Dans quelques temps, nous allons connaître une offensive commerciale visant à promouvoir l’usage de la carte Monéo, le système de Porte-Monnaie Electronique.

A la place de pièces et de billets dans le porte feuille, c’est une carte à puce protégée par cryptographie, contenant une somme d’argent en mémoire, et qui doit permettre à terme d’effectuer des paiements anonymes pour tous les types d’achats jusqu’alors non effectués par paiement électronique.

Je vais essayer de vous montrer, par quelques exemples, en quoi c’est d’une part un remarquable jackpot pour tous les établissements financiers, en premier lieu les banques, et d’autre part une inquiétante reculée des libertés individuelles pour tout le monde.

Mais commençons par expliquer brièvement en quoi consiste le système de porte-monnaie electronique (PME).

C’est un peu long mais c’est important pour comprendre la suite.

Et tout d’abord, ce qui la différencie des cartes electroniques actuelles.

Dans une carte de retrait ou de paiement usuelle, les informations stockées dans la puce permettent d’identifier le porteur et la banque qui lui a fournit la carte (banque emettrice) , mais pas des informations sur ses comptes en banque.
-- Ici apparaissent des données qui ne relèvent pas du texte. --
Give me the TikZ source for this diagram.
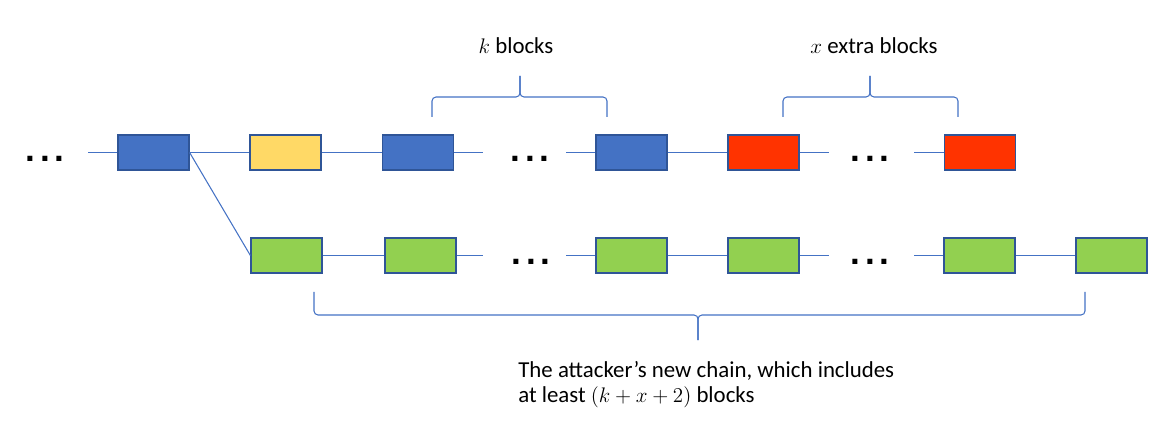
\documentclass[tikz,border=0pt]{standalone}
\usepackage{fontspec}
\setmainfont{Carlito}
\newfontfamily\dotfont[LetterSpace=14]{Liberation Sans}
\usepackage{tikz}
\usetikzlibrary{
  positioning,
  calc,
}

\definecolor{blkblue}{HTML}{4472C4}
\definecolor{blkyellow}{HTML}{FFD966}
\definecolor{blkred}{HTML}{FF3300}
\definecolor{blkgreen}{HTML}{92D050}
\definecolor{blkedge}{HTML}{2F5597}

\begin{document}
\begin{tikzpicture}[
  x=0.02cm, y=-0.02cm,
  font=\fontsize{13}{14.2}\selectfont,
  every node/.style={align=center},
  block/.style={draw=blkedge, line width=0.7pt,
                minimum width=1.42cm, minimum height=0.7cm, inner sep=0pt},
  link/.style={draw=blkblue, line width=0.6pt},
  brace/.style={draw=blkblue, line width=0.6pt, rounded corners=0.08cm},
  dots/.style={font=\dotfont\bfseries\fontsize{20}{20}\selectfont, inner sep=0pt},
]
\useasboundingbox (0,0) rectangle (1170,422);

% honest chain
\node[block,fill=blkblue]   (b0) at (153.5,152.5) {};
\node[block,fill=blkyellow] (y1) at (285.5,152.5) {};
\node[block,fill=blkblue]   (b1) at (418,152.5)   {};
\node[block,fill=blkblue]   (bk) at (631.5,152.5) {};
\node[block,fill=blkred]    (r1) at (763.5,152.5) {};
\node[block,fill=blkred]    (rx) at (980,152.5)   {};

% attacker chain
\node[block,fill=blkgreen] (g1) at (286.5,255.5)  {};
\node[block,fill=blkgreen] (g2) at (420.5,255.5)  {};
\node[block,fill=blkgreen] (g3) at (631.5,255.5)  {};
\node[block,fill=blkgreen] (g4) at (763.5,255.5)  {};
\node[block,fill=blkgreen] (g5) at (979.5,255.5)  {};
\node[block,fill=blkgreen] (g6) at (1111.5,255.5) {};

\node[dots] (d0)  at (45,158.5)  {...};
\node[dots] (dt1) at (530,158.5) {...};
\node[dots] (dt2) at (870,158.5) {...};
\node[dots] (db1) at (531,262)   {...};
\node[dots] (db2) at (870,262)   {...};

\coordinate (s0)  at (88,152.5);
\coordinate (st1) at (483,152.5);
\coordinate (st2) at (566,152.5);
\coordinate (st3) at (829,152.5);
\coordinate (st4) at (914,152.5);
\coordinate (sb1) at (483,255.5);
\coordinate (sb2) at (566,255.5);
\coordinate (sb3) at (829,255.5);
\coordinate (sb4) at (914,255.5);

\draw[link] (s0) -- (b0.west);
\draw[link] (b0) -- (y1); \draw[link] (y1) -- (b1);
\draw[link] (b1.east) -- (st1); \draw[link] (st2) -- (bk.west);
\draw[link] (bk) -- (r1); \draw[link] (r1.east) -- (st3);
\draw[link] (st4) -- (rx.west);
\draw[link] (b0.east) -- (g1.west);
\draw[link] (g1) -- (g2); \draw[link] (g2.east) -- (sb1);
\draw[link] (sb2) -- (g3.west); \draw[link] (g3) -- (g4);
\draw[link] (g4.east) -- (sb3); \draw[link] (sb4) -- (g5.west);
\draw[link] (g5) -- (g6);

% braces
\draw[brace] (432,117) -- (432,97) -- (520,97) -- (520,76);
\draw[brace] (520,76) -- (520,97) -- (607,97) -- (607,117);
\draw[brace] (783,117) -- (783,97) -- (870,97) -- (870,76);
\draw[brace] (870,76) -- (870,97) -- (958,97) -- (958,117);
\draw[brace] (314,292) -- (314,315) -- (698,315) -- (698,340);
\draw[brace] (698,340) -- (698,315) -- (1085,315) -- (1085,292);

\node (lk) at (516,46) {$k$ blocks};
\node (lx) at (874,46) {$x$ extra blocks};
\node[anchor=north west, inner sep=0pt, align=left] (latt) at (518,361)
  {The attacker's new chain, which includes\\
   at least $(k+x+2)$ blocks};

\end{tikzpicture}
\end{document}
Quand vous effectuez un retrait sur un distributeur de billet, le PC contenu dans le GAB (Guichet Automatique Bancaire) communique au serveur (1) de la banque emettrice les informations sur le porteur, ainsi que le montant à distribuer et le code confidentiel saisi sous forme chiffré, et celle-ci accorde ou non le retrait.

Ainsi la banque à laquelle appartient le GAB (banque acquéreur) n’a pas besoin de connaître l’état de votre compte, c’est ce qui garantie le secret bancaire et qui rend possible l’interbancarité (le fait de pouvoir faire un retrait sur un distributeur n’appartenant pas à votre banque).

Quand vous payez vos course à Carrefour avec une carte de paiement, il y a deux solutions :
 Soit le paiement est effectué "Hors-Ligne" (off-line), et dans ce cas, les transactions clients sont stockées sur l’ordinateur local du magasin, avant d’être transmise le soir à un serveur de paiement qui effectuera les compensations (c’est à dire le débit de votre compte sur la banque de Carrefour, qui entre parenthèse est Carrefour lui-même) (2)
 Soit le paiement est effectué "En-Ligne" (on-line), et c’est le même principe pour pour un retrait de billets.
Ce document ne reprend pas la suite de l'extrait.